Quote only the span from the first line of the entries to the line containing "-1.179, -1.163, -1.181];", both ends kept. Leave every picture out.

-- start of Information provided --

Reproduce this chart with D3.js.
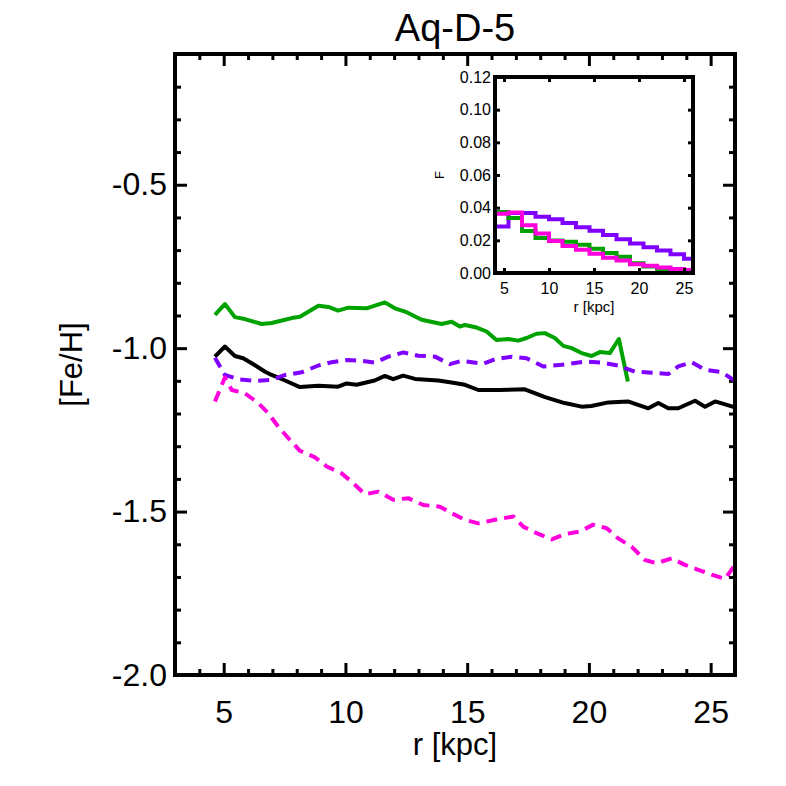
<!DOCTYPE html>
<html>
<head>
<meta charset="utf-8">
<script src="https://cdn.jsdelivr.net/npm/d3@7.9.0/dist/d3.min.js"></script>
<style>
  body { margin: 0; background: #fff; }
  svg { display: block; font-family: "Liberation Sans", Arial, sans-serif; }
  .domain { display: none; }
</style>
</head>
<body>
<svg id="chart" width="786" height="786"></svg>
<script>
// main panel: [Fe/H] profiles vs radius
const blackR = [4.64, 5.05, 5.46, 5.8, 6.15, 6.7, 6.97, 7.52, 8.13, 8.89, 9.7, 10.05, 10.46, 11.2, 11.62, 11.96, 12.37, 12.86, 13.81, 14.36, 14.91, 15.46, 16.28, 17.37, 18.2, 19.0, 19.7, 20.1, 20.8, 21.6, 22.44, 22.85, 23.26, 23.67, 24.36, 24.77, 25.18, 26.0];
const blackFeH = [-1.026, -0.995, -1.024, -1.031, -1.046, -1.072, -1.082, -1.099, -1.119, -1.115, -1.118, -1.108, -1.112, -1.099, -1.085, -1.095, -1.084, -1.094, -1.099, -1.105, -1.112, -1.128, -1.128, -1.126, -1.15, -1.168, -1.179, -1.177, -1.166, -1.163, -1.184, -1.168, -1.184, -1.184, -1.161, -1.179, -1.163, -1.181];

const greenR = [4.64, 5.05, 5.46, 5.87, 6.56, 6.97, 7.52, 7.79, 8.13, 8.89, 9.3, 9.7, 10.12, 10.87, 11.62, 12.03, 12.45, 13.13, 13.95, 14.36, 14.7, 14.91, 15.39, 15.8, 16.2, 16.69, 17.1, 17.44, 17.85, 18.19, 18.6, 18.95, 19.29, 19.7, 20.11, 20.45, 20.86, 21.23, 21.6];
const greenFeH = [-0.898, -0.865, -0.905, -0.911, -0.926, -0.923, -0.913, -0.908, -0.904, -0.87, -0.874, -0.885, -0.876, -0.878, -0.86, -0.878, -0.888, -0.913, -0.926, -0.919, -0.934, -0.929, -0.937, -0.949, -0.975, -0.972, -0.977, -0.969, -0.956, -0.954, -0.969, -0.993, -1.0, -1.015, -1.024, -1.012, -1.015, -0.972, -1.102];

const purpleR = [4.64, 5.05, 5.6, 6.29, 6.97, 7.52, 8.2, 8.89, 9.43, 10.12, 10.67, 11.21, 11.76, 12.38, 12.99, 13.68, 14.29, 14.77, 15.66, 16.14, 16.83, 17.44, 18.13, 18.88, 19.84, 20.52, 21.2, 21.89, 22.58, 23.26, 23.67, 24.22, 24.77, 25.45, 26.0];
const purpleFeH = [-1.029, -1.082, -1.095, -1.1, -1.097, -1.082, -1.074, -1.053, -1.043, -1.036, -1.039, -1.044, -1.026, -1.013, -1.023, -1.026, -1.049, -1.039, -1.048, -1.034, -1.026, -1.031, -1.056, -1.051, -1.041, -1.044, -1.053, -1.072, -1.075, -1.079, -1.056, -1.043, -1.066, -1.073, -1.1];

const magentaR = [4.64, 5.05, 5.33, 5.87, 6.42, 6.83, 7.24, 7.72, 8.13, 8.75, 9.23, 9.84, 10.32, 10.8, 11.35, 11.96, 12.58, 13.2, 13.88, 14.36, 14.91, 15.46, 16.14, 16.9, 17.3, 17.85, 18.47, 19.02, 19.63, 20.18, 20.73, 21.2, 21.75, 22.3, 22.78, 23.4, 23.94, 24.49, 25.04, 25.59, 26.0];
const magentaFeH = [-1.163, -1.09, -1.128, -1.138, -1.168, -1.199, -1.24, -1.281, -1.314, -1.334, -1.362, -1.383, -1.413, -1.447, -1.439, -1.464, -1.459, -1.48, -1.485, -1.505, -1.525, -1.536, -1.525, -1.515, -1.546, -1.566, -1.585, -1.569, -1.561, -1.54, -1.551, -1.582, -1.607, -1.648, -1.658, -1.643, -1.663, -1.678, -1.693, -1.706, -1.663];

const xMajor = [5, 10, 15, 20, 25];
const xMinor = [4, 6, 7, 8, 9, 11, 12, 13, 14, 16, 17, 18, 19, 21, 22, 23, 24, 26];
const yMajor = [-2.0, -1.5, -1.0, -0.5];
const yMinor = [-1.9, -1.8, -1.7, -1.6, -1.4, -1.3, -1.2, -1.1, -0.9, -0.8, -0.7, -0.6, -0.4, -0.3, -0.2];

// inset: radial distribution F (step histograms)
const histEdges = [4.0, 5.5, 7.0, 8.5, 10.0, 11.5, 13.0, 14.5, 16.0, 17.5, 19.0, 20.5, 22.0, 23.5, 25.0, 26.5];
const histPurple = [0.0285, 0.0367, 0.0367, 0.0344, 0.0329, 0.0306, 0.028, 0.0258, 0.0233, 0.0207, 0.018, 0.0157, 0.0138, 0.0115, 0.0088];
const histGreen = [0.0374, 0.0337, 0.0257, 0.0214, 0.0199, 0.0191, 0.0173, 0.0148, 0.0123, 0.01, 0.006, 0.004, 0.0024, 0.0009, 0.0006];
const histMagenta = [0.0362, 0.037, 0.0293, 0.0242, 0.0196, 0.0166, 0.0143, 0.0118, 0.0094, 0.0077, 0.0054, 0.0044, 0.0034, 0.0024, 0.0019];
const insetXTicks = [5, 10, 15, 20, 25];
const insetYTicks = [0.0, 0.02, 0.04, 0.06, 0.08, 0.10, 0.12];

const GREEN = '#00a200', PURPLE = '#8000ff', MAGENTA = '#ff00dc';

// IDL-style labels use a plain hyphen for the minus sign
const hyphen = f => v => f(v).replace('\u2212', '-');

const svg = d3.select('#chart');
svg.append('rect').attr('width', 786).attr('height', 786).attr('fill', '#fff');

// ---------- main panel ----------
const L = 175, R = 735, T = 54, B = 675;
const x = d3.scaleLinear().domain([3, 26]).range([L, R]);
const y = d3.scaleLinear().domain([-2.0, -0.1]).range([B, T]);

svg.append('clipPath').attr('id', 'clipMain')
  .append('rect').attr('x', L).attr('y', T).attr('width', R - L).attr('height', B - T);

function tickAxis(axisFn, scale, values, size, transform, fmt, pad, fontSize) {
  const g = svg.append('g').attr('transform', transform)
    .call(axisFn(scale).tickValues(values).tickSize(-size)
      .tickPadding(pad || 0).tickFormat(fmt || (() => '')));
  g.selectAll('.tick line').attr('stroke', '#000').attr('stroke-width', 3);
  g.selectAll('.tick text').attr('fill', '#000').attr('font-size', fontSize || 32);
  return g;
}

tickAxis(d3.axisBottom, x, xMajor, 12, `translate(0,${B})`, d3.format('d'), 25, 32);
tickAxis(d3.axisBottom, x, xMinor, 6, `translate(0,${B})`);
tickAxis(d3.axisTop, x, xMajor, 12, `translate(0,${T})`);
tickAxis(d3.axisTop, x, xMinor, 6, `translate(0,${T})`);
tickAxis(d3.axisLeft, y, yMajor, 12, `translate(${L},0)`, hyphen(d3.format('.1f')), 8, 32);
tickAxis(d3.axisLeft, y, yMinor, 6, `translate(${L},0)`);
tickAxis(d3.axisRight, y, yMajor, 12, `translate(${R},0)`);
tickAxis(d3.axisRight, y, yMinor, 6, `translate(${R},0)`);

const mainLine = d3.line().x(d => x(d[0])).y(d => y(d[1]));
const plotG = svg.append('g').attr('clip-path', 'url(#clipMain)');
const series = [
  { r: blackR, v: blackFeH, color: '#000', dash: null },
  { r: greenR, v: greenFeH, color: GREEN, dash: null },
  { r: purpleR, v: purpleFeH, color: PURPLE, dash: '11,7' },
  { r: magentaR, v: magentaFeH, color: MAGENTA, dash: '11,7' }
];
series.forEach(s => {
  plotG.append('path')
    .datum(d3.zip(s.r, s.v))
    .attr('d', mainLine)
    .attr('fill', 'none')
    .attr('stroke', s.color)
    .attr('stroke-width', 4)
    .attr('stroke-linejoin', 'round')
    .attr('stroke-dasharray', s.dash);
});

svg.append('rect').attr('x', L).attr('y', T).attr('width', R - L).attr('height', B - T)
  .attr('fill', 'none').attr('stroke', '#000').attr('stroke-width', 4);

svg.append('text').attr('x', (L + R) / 2).attr('y', 41).attr('text-anchor', 'middle')
  .attr('font-size', 38).text('Aq-D-5');
svg.append('text').attr('x', (L + R) / 2).attr('y', 755).attr('text-anchor', 'middle')
  .attr('font-size', 31).text('r [kpc]');
svg.append('text').attr('transform', `translate(82,${(T + B) / 2}) rotate(-90)`)
  .attr('text-anchor', 'middle').attr('font-size', 31).text('[Fe/H]');

// ---------- inset ----------
const iL = 495, iR = 693, iT = 77, iB = 273;
const ix = d3.scaleLinear().domain([4, 26]).range([iL, iR]);
const iy = d3.scaleLinear().domain([0, 0.12]).range([iB, iT]);

svg.append('clipPath').attr('id', 'clipInset')
  .append('rect').attr('x', iL).attr('y', iT - 2).attr('width', iR - iL).attr('height', iB - iT + 2);

const insetG = svg.append('g').attr('clip-path', 'url(#clipInset)');
const stepLine = d3.line().x(d => ix(d[0])).y(d => iy(d[1])).curve(d3.curveStepAfter);
[[histPurple, PURPLE], [histGreen, GREEN], [histMagenta, MAGENTA]].forEach(([vals, color]) => {
  const pts = [[histEdges[0], 0]].concat(vals.map((v, i) => [histEdges[i], v]))
    .concat([[histEdges[histEdges.length - 1], vals[vals.length - 1]]]);
  insetG.append('path').datum(pts).attr('d', stepLine)
    .attr('fill', 'none').attr('stroke', color).attr('stroke-width', 4);
});

function insetAxis(axisFn, scale, values, transform, fmt, pad) {
  const g = svg.append('g').attr('transform', transform)
    .call(axisFn(scale).tickValues(values).tickSize(-5)
      .tickPadding(pad || 0).tickFormat(fmt || (() => '')));
  g.selectAll('.tick line').attr('stroke', '#000').attr('stroke-width', 3);
  g.selectAll('.tick text').attr('fill', '#000').attr('font-size', 16);
}
insetAxis(d3.axisBottom, ix, insetXTicks, `translate(0,${iB})`, d3.format('d'), 10);
insetAxis(d3.axisTop, ix, insetXTicks, `translate(0,${iT})`);
insetAxis(d3.axisLeft, iy, insetYTicks, `translate(${iL},0)`, d3.format('.2f'), 4);
insetAxis(d3.axisRight, iy, insetYTicks, `translate(${iR},0)`);

svg.append('rect').attr('x', iL).attr('y', iT).attr('width', iR - iL).attr('height', iB - iT)
  .attr('fill', 'none').attr('stroke', '#000').attr('stroke-width', 4);

svg.append('text').attr('x', (iL + iR) / 2).attr('y', 312).attr('text-anchor', 'middle')
  .attr('font-size', 15).text('r [kpc]');
svg.append('text').attr('transform', `translate(444,${(iT + iB) / 2}) rotate(-90)`)
  .attr('text-anchor', 'middle').attr('font-size', 13).text('F');
</script>
</body>
</html>
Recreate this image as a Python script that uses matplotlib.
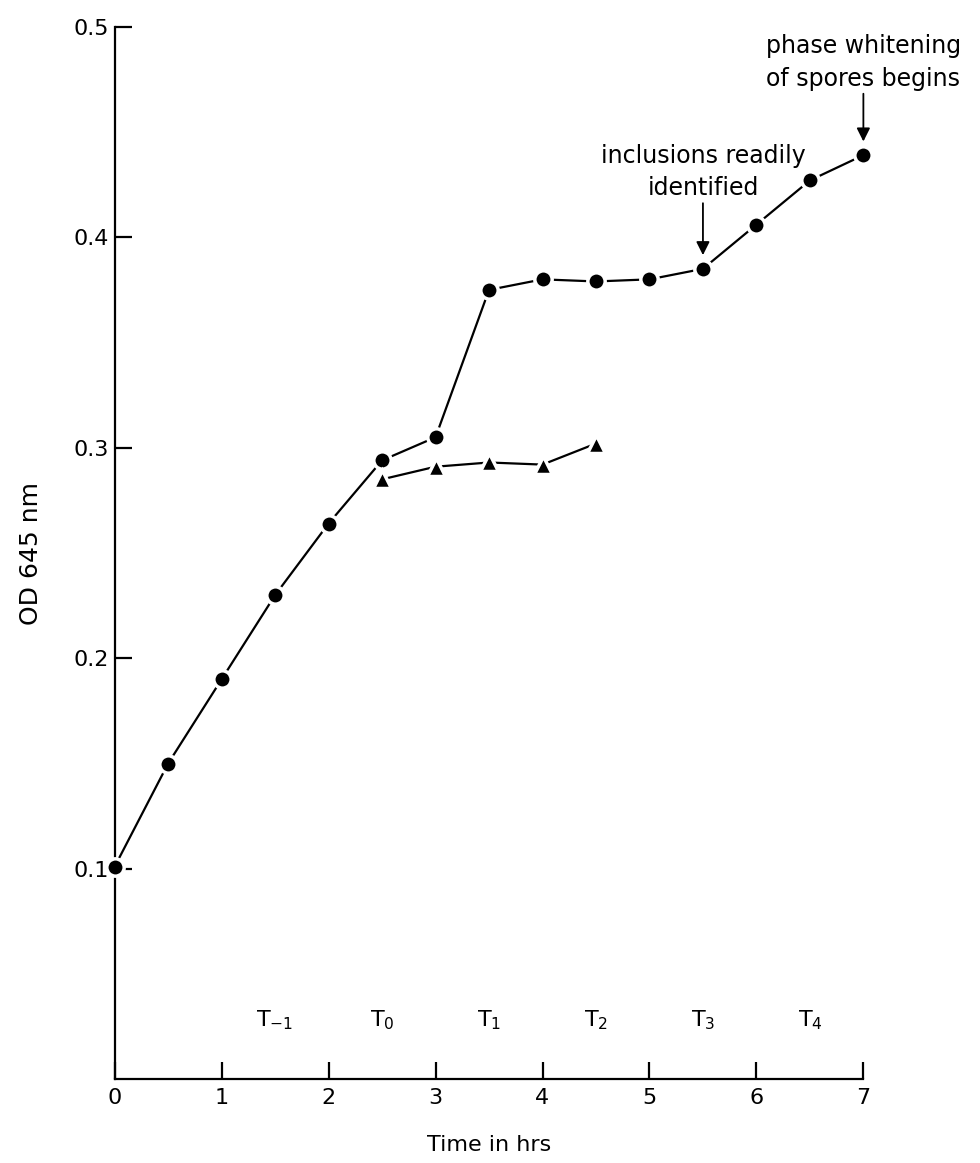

-- end of Information provided --

Full response:
Reproduce this chart with D3.js.
<!DOCTYPE html>
<html>
<head>
<meta charset="utf-8">
<script src="https://cdn.jsdelivr.net/npm/d3@7.9.0/dist/d3.min.js"></script>
<style>
  body { margin: 0; background: #fff; }
  svg { display: block; font-family: "Liberation Sans", Arial, sans-serif; }
  .domain { display: none; }
</style>
</head>
<body>
<svg id="chart" width="786" height="786"></svg>
<script>
// main panel: [Fe/H] profiles vs radius
const blackR = [4.64, 5.05, 5.46, 5.8, 6.15, 6.7, 6.97, 7.52, 8.13, 8.89, 9.7, 10.05, 10.46, 11.2, 11.62, 11.96, 12.37, 12.86, 13.81, 14.36, 14.91, 15.46, 16.28, 17.37, 18.2, 19.0, 19.7, 20.1, 20.8, 21.6, 22.44, 22.85, 23.26, 23.67, 24.36, 24.77, 25.18, 26.0];
const blackFeH = [-1.026, -0.995, -1.024, -1.031, -1.046, -1.072, -1.082, -1.099, -1.119, -1.115, -1.118, -1.108, -1.112, -1.099, -1.085, -1.095, -1.084, -1.094, -1.099, -1.105, -1.112, -1.128, -1.128, -1.126, -1.15, -1.168, -1.179, -1.177, -1.166, -1.163, -1.184, -1.168, -1.184, -1.184, -1.161, -1.179, -1.163, -1.181];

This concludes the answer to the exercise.